### Short task
Reproduce the data exactly and drop any pictures it holds.

------------------------------------------------------------------------

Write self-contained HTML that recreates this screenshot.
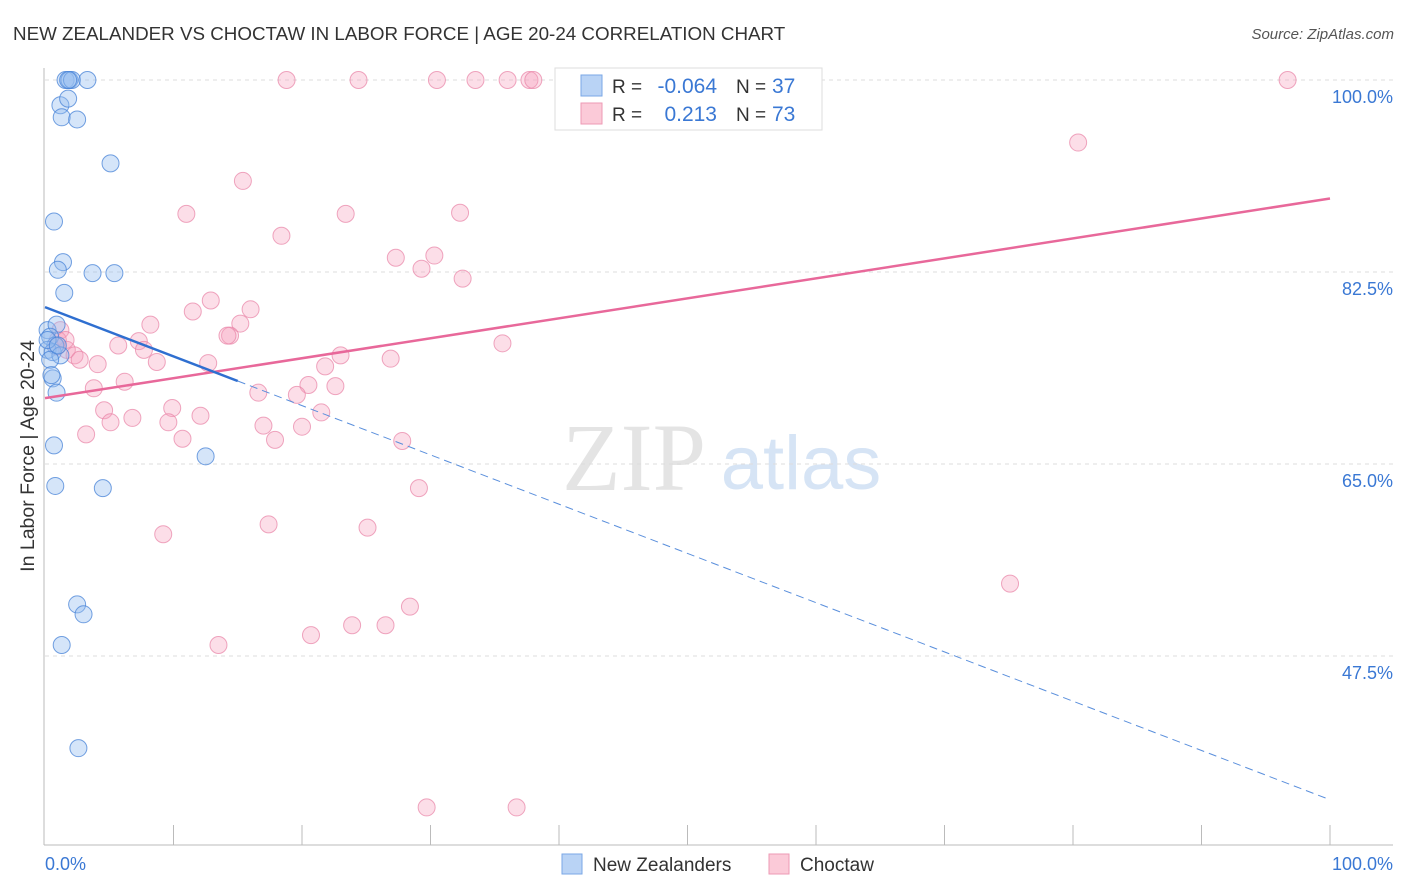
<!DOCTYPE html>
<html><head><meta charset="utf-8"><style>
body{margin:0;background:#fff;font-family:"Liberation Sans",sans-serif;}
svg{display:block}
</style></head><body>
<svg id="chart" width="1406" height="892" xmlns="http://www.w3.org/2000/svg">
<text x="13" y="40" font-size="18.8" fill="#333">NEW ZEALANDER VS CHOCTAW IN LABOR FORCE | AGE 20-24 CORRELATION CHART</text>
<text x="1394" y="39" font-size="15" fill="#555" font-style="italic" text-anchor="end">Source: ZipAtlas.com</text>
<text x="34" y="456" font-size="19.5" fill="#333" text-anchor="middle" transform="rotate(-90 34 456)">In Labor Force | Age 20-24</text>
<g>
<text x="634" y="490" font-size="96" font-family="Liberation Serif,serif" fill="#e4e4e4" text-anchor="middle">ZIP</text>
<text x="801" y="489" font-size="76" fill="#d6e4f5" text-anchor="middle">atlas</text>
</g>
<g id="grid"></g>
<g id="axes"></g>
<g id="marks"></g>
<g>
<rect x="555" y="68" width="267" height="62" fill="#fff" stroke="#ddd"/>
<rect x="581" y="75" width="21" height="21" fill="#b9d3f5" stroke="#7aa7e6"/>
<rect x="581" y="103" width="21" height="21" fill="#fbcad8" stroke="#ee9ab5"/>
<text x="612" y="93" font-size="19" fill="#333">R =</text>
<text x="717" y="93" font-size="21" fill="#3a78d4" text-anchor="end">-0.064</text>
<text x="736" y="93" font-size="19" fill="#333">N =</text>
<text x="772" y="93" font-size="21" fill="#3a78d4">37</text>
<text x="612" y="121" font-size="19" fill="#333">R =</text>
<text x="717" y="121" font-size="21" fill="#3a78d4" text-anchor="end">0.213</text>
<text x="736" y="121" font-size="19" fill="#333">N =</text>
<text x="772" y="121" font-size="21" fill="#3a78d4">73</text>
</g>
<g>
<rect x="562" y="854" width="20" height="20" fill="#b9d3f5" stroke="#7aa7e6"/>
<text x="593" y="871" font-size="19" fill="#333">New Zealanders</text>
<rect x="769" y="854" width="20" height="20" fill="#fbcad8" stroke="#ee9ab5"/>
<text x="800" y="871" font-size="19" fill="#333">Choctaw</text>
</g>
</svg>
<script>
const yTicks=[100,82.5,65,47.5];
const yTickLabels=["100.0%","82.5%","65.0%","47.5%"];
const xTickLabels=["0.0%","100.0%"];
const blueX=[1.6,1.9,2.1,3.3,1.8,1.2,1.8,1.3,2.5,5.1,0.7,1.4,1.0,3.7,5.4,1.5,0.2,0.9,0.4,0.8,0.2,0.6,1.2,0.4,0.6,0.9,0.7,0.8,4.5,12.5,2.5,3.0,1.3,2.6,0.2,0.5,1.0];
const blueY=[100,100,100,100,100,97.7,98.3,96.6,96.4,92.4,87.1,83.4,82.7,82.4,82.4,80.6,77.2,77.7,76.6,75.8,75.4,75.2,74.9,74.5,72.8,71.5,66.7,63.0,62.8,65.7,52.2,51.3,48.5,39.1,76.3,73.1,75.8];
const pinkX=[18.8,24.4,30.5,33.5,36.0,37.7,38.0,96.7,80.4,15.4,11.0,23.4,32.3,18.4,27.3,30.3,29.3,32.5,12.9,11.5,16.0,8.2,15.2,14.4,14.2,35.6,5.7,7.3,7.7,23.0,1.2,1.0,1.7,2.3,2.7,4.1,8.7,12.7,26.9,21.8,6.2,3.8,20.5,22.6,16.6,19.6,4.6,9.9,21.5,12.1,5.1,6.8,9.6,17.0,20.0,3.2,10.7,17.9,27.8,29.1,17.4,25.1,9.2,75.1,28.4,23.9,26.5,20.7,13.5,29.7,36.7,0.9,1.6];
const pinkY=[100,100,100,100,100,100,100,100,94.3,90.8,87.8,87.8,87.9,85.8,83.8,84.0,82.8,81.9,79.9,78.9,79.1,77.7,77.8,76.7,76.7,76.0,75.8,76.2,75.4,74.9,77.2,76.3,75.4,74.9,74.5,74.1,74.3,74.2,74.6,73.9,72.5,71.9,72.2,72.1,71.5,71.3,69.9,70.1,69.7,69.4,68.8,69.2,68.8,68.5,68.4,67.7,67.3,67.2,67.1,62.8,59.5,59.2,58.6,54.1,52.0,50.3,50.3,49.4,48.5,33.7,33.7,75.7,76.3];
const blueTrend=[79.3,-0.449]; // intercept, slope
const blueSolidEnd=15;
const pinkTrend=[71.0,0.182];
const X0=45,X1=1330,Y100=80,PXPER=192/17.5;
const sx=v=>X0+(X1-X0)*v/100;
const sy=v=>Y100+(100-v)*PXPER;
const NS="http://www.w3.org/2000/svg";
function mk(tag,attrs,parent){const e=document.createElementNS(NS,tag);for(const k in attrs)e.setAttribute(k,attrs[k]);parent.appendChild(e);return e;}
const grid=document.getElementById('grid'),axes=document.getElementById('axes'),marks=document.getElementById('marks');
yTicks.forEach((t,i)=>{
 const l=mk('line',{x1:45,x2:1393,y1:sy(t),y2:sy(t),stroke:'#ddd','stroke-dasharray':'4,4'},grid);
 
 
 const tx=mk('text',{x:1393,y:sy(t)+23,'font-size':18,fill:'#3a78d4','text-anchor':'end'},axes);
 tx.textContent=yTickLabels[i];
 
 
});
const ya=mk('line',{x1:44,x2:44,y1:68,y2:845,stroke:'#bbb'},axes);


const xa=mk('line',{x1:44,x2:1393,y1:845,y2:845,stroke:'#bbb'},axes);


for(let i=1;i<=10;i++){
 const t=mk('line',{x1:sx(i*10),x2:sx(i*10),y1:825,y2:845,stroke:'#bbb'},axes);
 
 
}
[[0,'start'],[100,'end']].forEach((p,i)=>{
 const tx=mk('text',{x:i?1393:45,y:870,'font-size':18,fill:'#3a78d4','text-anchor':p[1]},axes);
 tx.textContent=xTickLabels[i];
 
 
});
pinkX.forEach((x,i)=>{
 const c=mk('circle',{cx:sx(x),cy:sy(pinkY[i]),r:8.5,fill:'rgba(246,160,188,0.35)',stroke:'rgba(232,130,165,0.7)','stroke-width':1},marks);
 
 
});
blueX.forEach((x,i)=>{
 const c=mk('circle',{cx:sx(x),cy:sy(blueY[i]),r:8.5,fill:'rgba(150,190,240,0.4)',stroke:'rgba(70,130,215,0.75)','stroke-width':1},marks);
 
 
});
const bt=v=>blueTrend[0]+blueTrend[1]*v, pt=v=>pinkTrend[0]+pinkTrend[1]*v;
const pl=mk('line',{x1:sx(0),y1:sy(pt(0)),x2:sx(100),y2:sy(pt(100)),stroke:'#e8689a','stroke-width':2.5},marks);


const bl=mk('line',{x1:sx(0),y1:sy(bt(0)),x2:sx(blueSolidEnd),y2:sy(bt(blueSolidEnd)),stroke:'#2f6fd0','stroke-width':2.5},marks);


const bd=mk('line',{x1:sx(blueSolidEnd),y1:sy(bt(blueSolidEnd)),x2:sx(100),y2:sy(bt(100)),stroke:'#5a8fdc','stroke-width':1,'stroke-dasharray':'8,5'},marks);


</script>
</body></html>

------------------------------------------------------------------------

### Answer to the exercise
Write self-contained HTML that recreates this screenshot.
<!DOCTYPE html>
<html><head><meta charset="utf-8"><style>
body{margin:0;background:#fff;font-family:"Liberation Sans",sans-serif;}
svg{display:block}
</style></head><body>
<svg id="chart" width="1406" height="892" xmlns="http://www.w3.org/2000/svg">
<text x="13" y="40" font-size="18.8" fill="#333">NEW ZEALANDER VS CHOCTAW IN LABOR FORCE | AGE 20-24 CORRELATION CHART</text>
<text x="1394" y="39" font-size="15" fill="#555" font-style="italic" text-anchor="end">Source: ZipAtlas.com</text>
<text x="34" y="456" font-size="19.5" fill="#333" text-anchor="middle" transform="rotate(-90 34 456)">In Labor Force | Age 20-24</text>
<g>
<text x="634" y="490" font-size="96" font-family="Liberation Serif,serif" fill="#e4e4e4" text-anchor="middle">ZIP</text>
<text x="801" y="489" font-size="76" fill="#d6e4f5" text-anchor="middle">atlas</text>
</g>
<g id="grid"></g>
<g id="axes"></g>
<g id="marks"></g>
<g>
<rect x="555" y="68" width="267" height="62" fill="#fff" stroke="#ddd"/>
<rect x="581" y="75" width="21" height="21" fill="#b9d3f5" stroke="#7aa7e6"/>
<rect x="581" y="103" width="21" height="21" fill="#fbcad8" stroke="#ee9ab5"/>
<text x="612" y="93" font-size="19" fill="#333">R =</text>
<text x="717" y="93" font-size="21" fill="#3a78d4" text-anchor="end">-0.064</text>
<text x="736" y="93" font-size="19" fill="#333">N =</text>
<text x="772" y="93" font-size="21" fill="#3a78d4">37</text>
<text x="612" y="121" font-size="19" fill="#333">R =</text>
<text x="717" y="121" font-size="21" fill="#3a78d4" text-anchor="end">0.213</text>
<text x="736" y="121" font-size="19" fill="#333">N =</text>
<text x="772" y="121" font-size="21" fill="#3a78d4">73</text>
</g>
<g>
<rect x="562" y="854" width="20" height="20" fill="#b9d3f5" stroke="#7aa7e6"/>
<text x="593" y="871" font-size="19" fill="#333">New Zealanders</text>
<rect x="769" y="854" width="20" height="20" fill="#fbcad8" stroke="#ee9ab5"/>
<text x="800" y="871" font-size="19" fill="#333">Choctaw</text>
</g>
</svg>
<script>
const yTicks=[100,82.5,65,47.5];
const yTickLabels=["100.0%","82.5%","65.0%","47.5%"];
const xTickLabels=["0.0%","100.0%"];
const blueX=[1.6,1.9,2.1,3.3,1.8,1.2,1.8,1.3,2.5,5.1,0.7,1.4,1.0,3.7,5.4,1.5,0.2,0.9,0.4,0.8,0.2,0.6,1.2,0.4,0.6,0.9,0.7,0.8,4.5,12.5,2.5,3.0,1.3,2.6,0.2,0.5,1.0];
const blueY=[100,100,100,100,100,97.7,98.3,96.6,96.4,92.4,87.1,83.4,82.7,82.4,82.4,80.6,77.2,77.7,76.6,75.8,75.4,75.2,74.9,74.5,72.8,71.5,66.7,63.0,62.8,65.7,52.2,51.3,48.5,39.1,76.3,73.1,75.8];
const pinkX=[18.8,24.4,30.5,33.5,36.0,37.7,38.0,96.7,80.4,15.4,11.0,23.4,32.3,18.4,27.3,30.3,29.3,32.5,12.9,11.5,16.0,8.2,15.2,14.4,14.2,35.6,5.7,7.3,7.7,23.0,1.2,1.0,1.7,2.3,2.7,4.1,8.7,12.7,26.9,21.8,6.2,3.8,20.5,22.6,16.6,19.6,4.6,9.9,21.5,12.1,5.1,6.8,9.6,17.0,20.0,3.2,10.7,17.9,27.8,29.1,17.4,25.1,9.2,75.1,28.4,23.9,26.5,20.7,13.5,29.7,36.7,0.9,1.6];
const pinkY=[100,100,100,100,100,100,100,100,94.3,90.8,87.8,87.8,87.9,85.8,83.8,84.0,82.8,81.9,79.9,78.9,79.1,77.7,77.8,76.7,76.7,76.0,75.8,76.2,75.4,74.9,77.2,76.3,75.4,74.9,74.5,74.1,74.3,74.2,74.6,73.9,72.5,71.9,72.2,72.1,71.5,71.3,69.9,70.1,69.7,69.4,68.8,69.2,68.8,68.5,68.4,67.7,67.3,67.2,67.1,62.8,59.5,59.2,58.6,54.1,52.0,50.3,50.3,49.4,48.5,33.7,33.7,75.7,76.3];
const blueTrend=[79.3,-0.449]; // intercept, slope
const blueSolidEnd=15;
const pinkTrend=[71.0,0.182];
const X0=45,X1=1330,Y100=80,PXPER=192/17.5;
const sx=v=>X0+(X1-X0)*v/100;
const sy=v=>Y100+(100-v)*PXPER;
const NS="http://www.w3.org/2000/svg";
function mk(tag,attrs,parent){const e=document.createElementNS(NS,tag);for(const k in attrs)e.setAttribute(k,attrs[k]);parent.appendChild(e);return e;}
const grid=document.getElementById('grid'),axes=document.getElementById('axes'),marks=document.getElementById('marks');
yTicks.forEach((t,i)=>{
 const l=mk('line',{x1:45,x2:1393,y1:sy(t),y2:sy(t),stroke:'#ddd','stroke-dasharray':'4,4'},grid);
 
 
 const tx=mk('text',{x:1393,y:sy(t)+23,'font-size':18,fill:'#3a78d4','text-anchor':'end'},axes);
 tx.textContent=yTickLabels[i];
 
 
});
const ya=mk('line',{x1:44,x2:44,y1:68,y2:845,stroke:'#bbb'},axes);


const xa=mk('line',{x1:44,x2:1393,y1:845,y2:845,stroke:'#bbb'},axes);


for(let i=1;i<=10;i++){
 const t=mk('line',{x1:sx(i*10),x2:sx(i*10),y1:825,y2:845,stroke:'#bbb'},axes);
 
 
}
[[0,'start'],[100,'end']].forEach((p,i)=>{
 const tx=mk('text',{x:i?1393:45,y:870,'font-size':18,fill:'#3a78d4','text-anchor':p[1]},axes);
 tx.textContent=xTickLabels[i];
 
 
});
pinkX.forEach((x,i)=>{
 const c=mk('circle',{cx:sx(x),cy:sy(pinkY[i]),r:8.5,fill:'rgba(246,160,188,0.35)',stroke:'rgba(232,130,165,0.7)','stroke-width':1},marks);
 
 
});
blueX.forEach((x,i)=>{
 const c=mk('circle',{cx:sx(x),cy:sy(blueY[i]),r:8.5,fill:'rgba(150,190,240,0.4)',stroke:'rgba(70,130,215,0.75)','stroke-width':1},marks);
 
 
});
const bt=v=>blueTrend[0]+blueTrend[1]*v, pt=v=>pinkTrend[0]+pinkTrend[1]*v;
const pl=mk('line',{x1:sx(0),y1:sy(pt(0)),x2:sx(100),y2:sy(pt(100)),stroke:'#e8689a','stroke-width':2.5},marks);


const bl=mk('line',{x1:sx(0),y1:sy(bt(0)),x2:sx(blueSolidEnd),y2:sy(bt(blueSolidEnd)),stroke:'#2f6fd0','stroke-width':2.5},marks);


const bd=mk('line',{x1:sx(blueSolidEnd),y1:sy(bt(blueSolidEnd)),x2:sx(100),y2:sy(bt(100)),stroke:'#5a8fdc','stroke-width':1,'stroke-dasharray':'8,5'},marks);


</script>
</body></html>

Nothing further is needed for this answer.